Write RFQs That Prevent Substitution

Many quote gaps come from vague hardware wording. If the RFQ says “keychain with clasp,” one factory may price a 25 mm economy lobster clasp, another may include a 35 mm swivel clasp, and a third may quote a split ring with a small connector. The cheapest offer then looks competitive until the production sample feels smaller, weaker or harder to use.

For split rings, use wording such as: “30 mm outside diameter 304 stainless steel split ring, 1.6 mm wire, connected by 8 mm jump ring with 1.0 mm wire, assembled static pull strength minimum 12 kg, plating 3-5 microns if plated finish is required, packing to prevent ring contact with decorated front face.”

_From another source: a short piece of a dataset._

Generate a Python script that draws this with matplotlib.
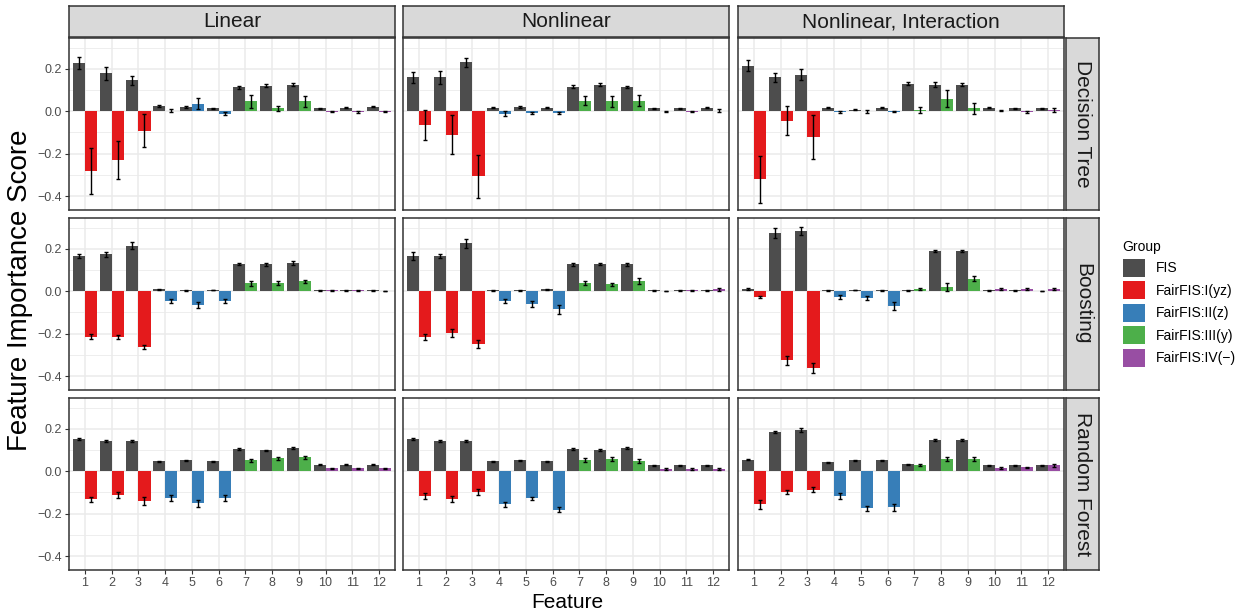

For lobster clasps, use wording such as: “35 mm zinc alloy swivel lobster clasp, gold-tone plating 3-5 microns, smooth spring return after plating, assembled static pull strength minimum 8 kg, 20-cycle functional check on sampled units, no substitution without written approval of photos, dimensions, material, plating and revised price.”

If brand consistency matters across repeat orders, lock the hardware code together with the approved artwork, plating chip and packing sample. If equivalent hardware is allowed, require written approval before production and ask for measurements, material, plating thickness, pull-test target and updated lead time. That prevents a supplier from quietly changing a 1.6 mm split ring to 1.4 mm wire or replacing a swivel lobster clasp with a fixed economy clasp.

Choose split rings when the item must hold real keys, survive rough handling and protect unit cost. Choose lobster clasps when the product is a charm, bag accessory, zipper pull, event clip or gift item where fast attachment matters more than maximum load. Before issuing the PO, test the sample with the actual keys, bags, lanyards or display cards your customer will use. A ten-minute handling test often reveals more than a flat product photo.